Par ordonnance rendue le 14 février dernier, le juge des référés de Nanterre a fait droit à la demande d’un CSE de voir suspendre le déploiement de nouvelles applications informatiques mettant en œuvre des procédés d’intelligence artificielle jusqu’à l’achèvement de sa consultation.
Dans cette affaire, le CSE considérait que les nouvelles applications informatiques avaient été mises en œuvre sans attendre son avis, ce qui constituait un trouble manifestement illicite et une entrave à ses prérogatives.
L’employeur soutenait, pour sa part, que les outils informatiques litigieux étaient en cours d’expérimentation et non encore mis en œuvre.
Le juge des référés du Tribunal judiciaire de Nanterre a considéré que la phase pilote impliquait néanmoins l’utilisation des nouveaux logiciels, au moins partiellement par l’ensemble des salariés concernés.

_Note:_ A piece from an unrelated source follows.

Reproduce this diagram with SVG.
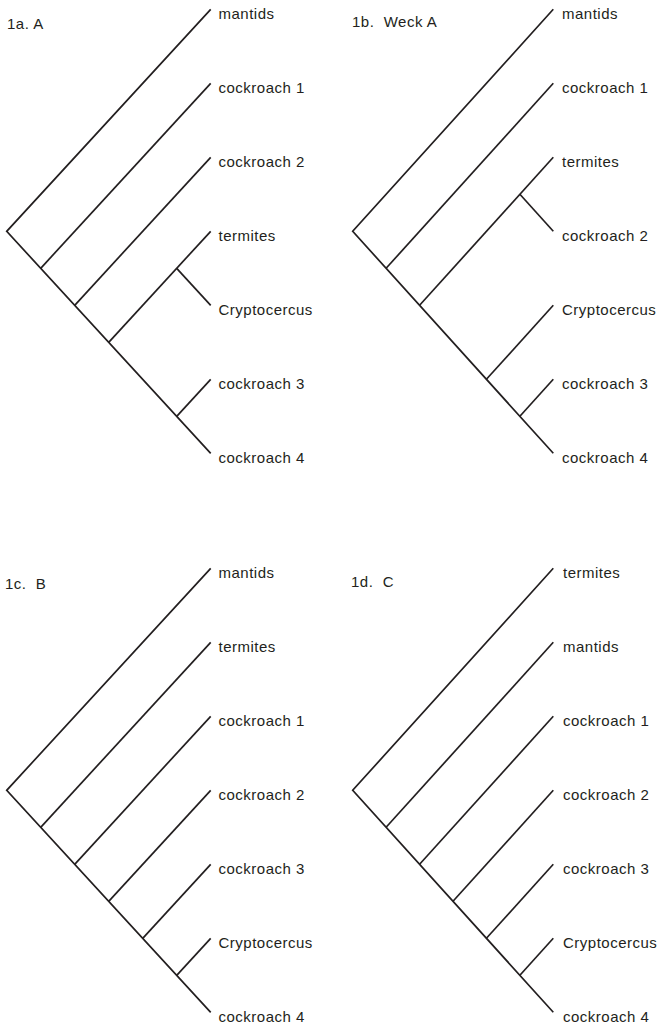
<svg xmlns="http://www.w3.org/2000/svg" width="659" height="1027" viewBox="0 0 659 1027">
  <style>
    .br { fill: none; stroke: #231f20; stroke-width: 1.7; stroke-linecap: butt; stroke-linejoin: miter; }
    .lbl { font-family: "Liberation Sans", Arial, Helvetica, sans-serif; font-size: 15px; letter-spacing: 0.5px; fill: #231f20; }
    .ttl { font-family: "Liberation Sans", Arial, Helvetica, sans-serif; font-size: 15px; letter-spacing: 0.5px; fill: #231f20; white-space: pre; }
  </style>
  <rect width="659" height="1027" fill="#ffffff"/>

  <!-- Panel 1a -->
  <g id="panel-1a">
    <text id="title-1a" class="ttl" x="7" y="29" xml:space="preserve">1a. A</text>
    <g id="branches-1a" class="br">
      <path d="M210.7,9.3 L6.7,231.3 L210.7,453.3"/>
      <path d="M40.7,268.3 L210.7,83.3"/>
      <path d="M74.7,305.3 L210.7,157.3"/>
      <path d="M108.7,342.3 L210.7,231.3"/>
      <path d="M176.7,268.3 L210.7,305.3"/>
      <path d="M176.7,416.3 L210.7,379.3"/>
    </g>
    <g id="a-mantids"><text class="lbl" x="218.5" y="19">mantids</text></g>
    <g id="a-cockroach1"><text class="lbl" x="218.5" y="93">cockroach 1</text></g>
    <g id="a-cockroach2"><text class="lbl" x="218.5" y="167">cockroach 2</text></g>
    <g id="a-termites"><text class="lbl" x="218.5" y="241">termites</text></g>
    <g id="a-cryptocercus"><text class="lbl" x="218.5" y="315">Cryptocercus</text></g>
    <g id="a-cockroach3"><text class="lbl" x="218.5" y="389">cockroach 3</text></g>
    <g id="a-cockroach4"><text class="lbl" x="218.5" y="463">cockroach 4</text></g>
  </g>

  <!-- Panel 1b -->
  <g id="panel-1b">
    <text id="title-1b" class="ttl" x="352" y="27" xml:space="preserve">1b.  Weck A</text>
    <g id="branches-1b" class="br">
      <path d="M553.3,9.3 L352.7,231.3 L553.3,453.3"/>
      <path d="M386.1,268.3 L553.3,83.3"/>
      <path d="M419.6,305.3 L553.3,157.3"/>
      <path d="M519.9,194.3 L553.3,231.3"/>
      <path d="M486.4,379.3 L553.3,305.3"/>
      <path d="M519.9,416.3 L553.3,379.3"/>
    </g>
    <g id="b-mantids"><text class="lbl" x="562" y="19">mantids</text></g>
    <g id="b-cockroach1"><text class="lbl" x="562" y="93">cockroach 1</text></g>
    <g id="b-termites"><text class="lbl" x="562" y="167">termites</text></g>
    <g id="b-cockroach2"><text class="lbl" x="562" y="241">cockroach 2</text></g>
    <g id="b-cryptocercus"><text class="lbl" x="562" y="315">Cryptocercus</text></g>
    <g id="b-cockroach3"><text class="lbl" x="562" y="389">cockroach 3</text></g>
    <g id="b-cockroach4"><text class="lbl" x="562" y="463">cockroach 4</text></g>
  </g>

  <!-- Panel 1c -->
  <g id="panel-1c">
    <text id="title-1c" class="ttl" x="5" y="589" xml:space="preserve">1c.  B</text>
    <g id="branches-1c" class="br">
      <path d="M210.7,568.3 L6.7,790.3 L210.7,1012.3"/>
      <path d="M40.7,827.3 L210.7,642.3"/>
      <path d="M74.7,864.3 L210.7,716.3"/>
      <path d="M108.7,901.3 L210.7,790.3"/>
      <path d="M142.7,938.3 L210.7,864.3"/>
      <path d="M176.7,975.3 L210.7,938.3"/>
    </g>
    <g id="c-mantids"><text class="lbl" x="218.5" y="578">mantids</text></g>
    <g id="c-termites"><text class="lbl" x="218.5" y="652">termites</text></g>
    <g id="c-cockroach1"><text class="lbl" x="218.5" y="726">cockroach 1</text></g>
    <g id="c-cockroach2"><text class="lbl" x="218.5" y="800">cockroach 2</text></g>
    <g id="c-cockroach3"><text class="lbl" x="218.5" y="874">cockroach 3</text></g>
    <g id="c-cryptocercus"><text class="lbl" x="218.5" y="948">Cryptocercus</text></g>
    <g id="c-cockroach4"><text class="lbl" x="218.5" y="1022">cockroach 4</text></g>
  </g>

  <!-- Panel 1d -->
  <g id="panel-1d">
    <text id="title-1d" class="ttl" x="351" y="587" xml:space="preserve">1d.  C</text>
    <g id="branches-1d" class="br">
      <path d="M553.3,568.3 L352.7,790.3 L553.3,1012.3"/>
      <path d="M386.1,827.3 L553.3,642.3"/>
      <path d="M419.6,864.3 L553.3,716.3"/>
      <path d="M453.0,901.3 L553.3,790.3"/>
      <path d="M486.4,938.3 L553.3,864.3"/>
      <path d="M519.9,975.3 L553.3,938.3"/>
    </g>
    <g id="d-termites"><text class="lbl" x="563" y="578">termites</text></g>
    <g id="d-mantids"><text class="lbl" x="563" y="652">mantids</text></g>
    <g id="d-cockroach1"><text class="lbl" x="563" y="726">cockroach 1</text></g>
    <g id="d-cockroach2"><text class="lbl" x="563" y="800">cockroach 2</text></g>
    <g id="d-cockroach3"><text class="lbl" x="563" y="874">cockroach 3</text></g>
    <g id="d-cryptocercus"><text class="lbl" x="563" y="948">Cryptocercus</text></g>
    <g id="d-cockroach4"><text class="lbl" x="563" y="1022">cockroach 4</text></g>
  </g>
</svg>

Selon le Tribunal « cette phase ne peut dès lors être regardée comme une simple expérimentation nécessaire à la présentation d’un projet suffisamment abouti, mais s’analyse au contraire comme une première mise en œuvre des applicatifs informatiques soumis à consultation. Or, il est constant que le comité n’a pas encore rendu son avis sur ces outils. Leur déploiement anticipé constitue dès lors un trouble manifestement illicite »
Rappelons que, selon l’article L. 2312-8 du Code du travail, le CSE doit être consulté sur les questions intéressant l’organisation, la gestion et la marche générale de l’entreprise et notamment sur l’introduction de nouvelles technologies. Selon une jurisprudence bien établie, la consultation du CSE s’impose si la mesure envisagée intéresse l’organisation, la gestion ou la marche de l’entreprise et revêt une certaine importance. Cette consultation doit, pour avoir un effet utile, intervenir avant la mise en œuvre du projet.
Il convient de relever l’existence d’autres décisions, rendues notamment par la chambre criminelle de la Cour de cassation, qui ont considéré que l’introduction d’un nouveau logiciel ne constituait pas un projet important imposant la consultation du comité (Cass. crim., 3 mai 1994 n°93-80.911 ; Cass. crim., 13 septembre 2005 n°04-86.887).
A voir donc si l’ordonnance du Tribunal judiciaire de Nanterre sera contestée et, éventuellement, infirmée.